Personal information
- Full name: Christian García Cajas
- Date of birth: 6 July 2004 (age 22)
- Place of birth: Madrid, Spain
- Height: 1.83 m (6 ft 0 in)
- Position: Defender

Team information
- Current team: Independiente del Valle
- Number: 58

Youth career
- 2010–2020: Siete Picos Colemar
- 2020–2021: Alcobendas
- 2021–2022: Real Madrid
- 2022–2023: Leganés

Senior career*
- Years: Team / Apps / (Gls)
- 2023-: Independiente del Valle / 0 / (0)

International career^{‡}
- 2023–: Ecuador U-20 / 8 / (0)

= Christian García (Ecuadorian footballer) =

Ecuadorean footballer (born 2004)

Christian García Cajas (born 6 July 2004) is a footballer who plays for Independiente del Valle.
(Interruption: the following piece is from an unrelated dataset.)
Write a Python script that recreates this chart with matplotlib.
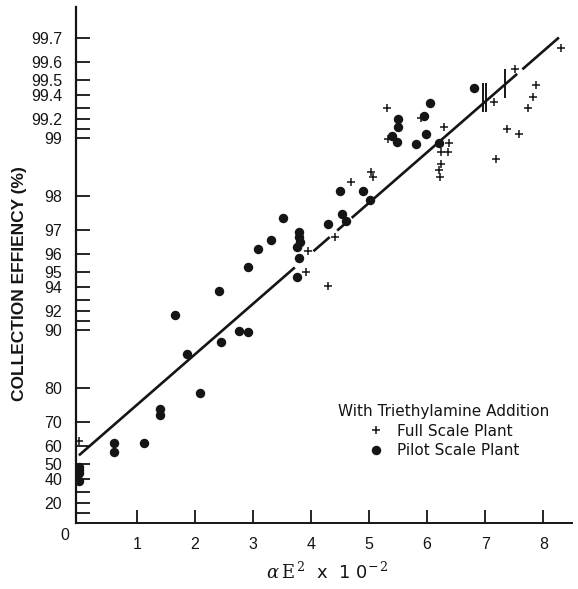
import numpy as np
import matplotlib
matplotlib.use("Agg")
import matplotlib.pyplot as plt

# ---------------- data ----------------
# Pilot scale plant (filled circles): alpha*E^2*1e-2 and collection efficiency (%)
pilot_x = [0.0, 0.0, 0.0, 0.0, 0.60, 0.60, 1.13, 1.40, 1.40, 1.65, 1.86, 2.09,
           2.45, 2.42, 2.75, 2.91, 2.92, 3.08, 3.31, 3.51, 3.75, 3.80, 3.75,
           3.81, 3.79, 3.79, 4.29, 4.50, 4.54, 4.60, 4.90, 5.02, 5.39, 5.48,
           5.49, 5.49, 5.81, 5.95, 5.98, 6.05, 6.20, 6.81]
pilot_eff = [48.5, 46.4, 44.4, 38.8, 61.1, 56.6, 61.2, 74.2, 72.3, 91.6, 86.7, 78.6,
             88.4, 93.7, 89.9, 89.8, 95.3, 96.2, 96.6, 97.4, 94.7, 95.8, 96.3,
             96.5, 96.9, 96.7, 97.2, 98.1, 97.5, 97.3, 98.1, 97.9, 99.02, 98.95,
             99.20, 99.12, 98.92, 99.23, 99.05, 99.34, 98.94, 99.45]

# Full scale plant (plus signs)
full_x = [0.0, 3.91, 3.95, 4.29, 4.41, 4.68, 5.03, 5.07, 5.30, 5.33, 5.89, 6.29,
          6.38, 6.23, 6.36, 6.24, 6.20, 6.22, 7.15, 7.52, 7.37, 7.59, 7.18,
          7.73, 7.83, 7.88, 8.30]
full_eff = [62.0, 95.0, 96.1, 94.1, 96.7, 98.3, 98.5, 98.4, 99.30, 98.99, 99.21, 99.12,
            98.94, 98.82, 98.81, 98.63, 98.53, 98.41, 99.35, 99.56, 99.10, 99.05, 98.71,
            99.30, 99.39, 99.47, 99.66]

# Correlation line: end points (x, efficiency %) and drawn pieces (x ranges)
line_x = [0.0, 8.27]
line_eff = [55.0, 99.70]
line_pieces = [(0.0, 3.72), (4.04, 4.32), (4.45, 4.62), (4.70, 7.55), (7.64, 8.27)]

# Range bars: x, low %, high %
bar_x = [6.97, 7.02, 7.34]
bar_lo = [99.27, 99.27, 99.38]
bar_hi = [99.48, 99.48, 99.56]

y_ticks = [10, 20, 30, 40, 50, 60, 70, 80, 90, 91, 92, 93, 94, 95, 96, 97, 98,
           99, 99.1, 99.2, 99.3, 99.4, 99.5, 99.6, 99.7]
y_ticklabels = ["", "20", "", "40", "50", "60", "70", "80", "90", "", "92", "", "94",
                "95", "96", "97", "98", "99", "", "99.2", "", "99.4", "99.5", "99.6", "99.7"]
x_ticks = [1, 2, 3, 4, 5, 6, 7, 8]
x_ticklabels = ["1", "2", "3", "4", "5", "6", "7", "8"]

legend_title = "With Triethylamine Addition"
full_label = "Full Scale Plant"
pilot_label = "Pilot Scale Plant"
y_label = "COLLECTION EFFIENCY (%)"

# ---------------- scale: -ln(1 - eff) ----------------
def fwd(e):
    e = np.clip(np.asarray(e, dtype=float), -50.0, 99.9999)
    return -np.log1p(-e / 100.0)

def inv(L):
    return 100.0 * (1.0 - np.exp(-np.asarray(L, dtype=float)))

INK = "#151515"
narrow = ["Liberation Sans Narrow", "Liberation Sans", "DejaVu Sans"]

fig = plt.figure(figsize=(5.78, 5.89), dpi=100)
W, H = 578.0, 589.0
ax = fig.add_axes([76 / W, 1 - 523.3 / H, (571.7 - 76) / W, (523.3 - 7) / H])
ax.set_yscale("function", functions=(fwd, inv))
ax.set_xlim(-0.05, 8.49)
ax.set_ylim(inv(-0.016), inv(6.175))

for s in ("top", "right"):
    ax.spines[s].set_visible(False)
ax.spines["left"].set_linewidth(1.6)
ax.spines["bottom"].set_linewidth(1.4)
ax.spines["left"].set_color(INK)
ax.spines["bottom"].set_color(INK)

# correlation line (linear in transformed space)
L0, L1 = fwd(line_eff[0]), fwd(line_eff[1])
slope = (L1 - L0) / (line_x[1] - line_x[0])
for a, b in line_pieces:
    xs = np.array([a, b])
    ys = inv(L0 + slope * (xs - line_x[0]))
    ax.plot(xs, ys, color=INK, lw=1.9, solid_capstyle="butt", zorder=2)

ax.vlines(bar_x, bar_lo, bar_hi, color=INK, lw=1.4, zorder=2)

ax.plot(full_x, full_eff, linestyle="none", marker="+", ms=6, mew=1.1,
        color=INK, zorder=3, label=full_label)
ax.plot(pilot_x, pilot_eff, linestyle="none", marker="o", ms=6.8, mew=0,
        color=INK, zorder=4, label=pilot_label)

ax.set_yticks(y_ticks)
ax.set_yticklabels(y_ticklabels, family=narrow, fontsize=11.5, color=INK)
ax.set_xticks(x_ticks)
ax.set_xticklabels(x_ticklabels, family=narrow, fontsize=11.5, color=INK)
ax.yaxis.set_minor_locator(matplotlib.ticker.NullLocator())
ax.xaxis.set_minor_locator(matplotlib.ticker.NullLocator())
ax.tick_params(axis="y", direction="in", length=10, width=1.3, pad=10, color=INK)
ax.tick_params(axis="x", direction="in", length=9.5, width=1.3, pad=10, color=INK)

fig.text(65 / W, 1 - 535 / H, "0", ha="center", va="center",
         family=narrow, fontsize=11.5, color=INK)

fig.text(20 / W, 1 - 284 / H, y_label, rotation=90, ha="center", va="center",
         family=narrow, fontweight="bold", fontsize=12.5, color=INK)

fig.text(327 / W, 1 - 572 / H, r"$\alpha\,\mathrm{E}^{\,2}$" + "  x  1 0" + r"$^{-\,2}$",
         ha="center", va="center", fontsize=13, color=INK,
         math_fontfamily="dejavuserif")

leg = ax.legend(loc="center", bbox_to_anchor=(444 / W, 1 - 431 / H),
                bbox_transform=fig.transFigure, frameon=False,
                title=legend_title, fontsize=11, title_fontsize=11,
                handlelength=1.0, handletextpad=0.9, labelspacing=0.3,
                borderpad=0, borderaxespad=0)
for t in leg.get_texts():
    t.set_color(INK)
leg.get_title().set_color(INK)

fig.savefig("out.png", dpi=100)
Born and raised in Spain to a Spanish father and an Afro-Ecuadorian mother, he is an Ecuador youth international.

==Club career==
Born in Madrid to an Afro-Ecuadorian mother and a Spanish father, Garcia played football from a young age. In July 2021 he joined the academy at Real Madrid after a season with Alcobendas CF. Prior to that, he had spent ten years with Siete Picos Colmenar in Madrid, where he had captained his side. In 2022, Garcia signed with CD Leganés. He joined Independiente del Valle in July 2023.

==International career==
Garcia was called up to the Ecuador U-20 for the 2023 FIFA U-20 World Cup held in Argentina in May 2023.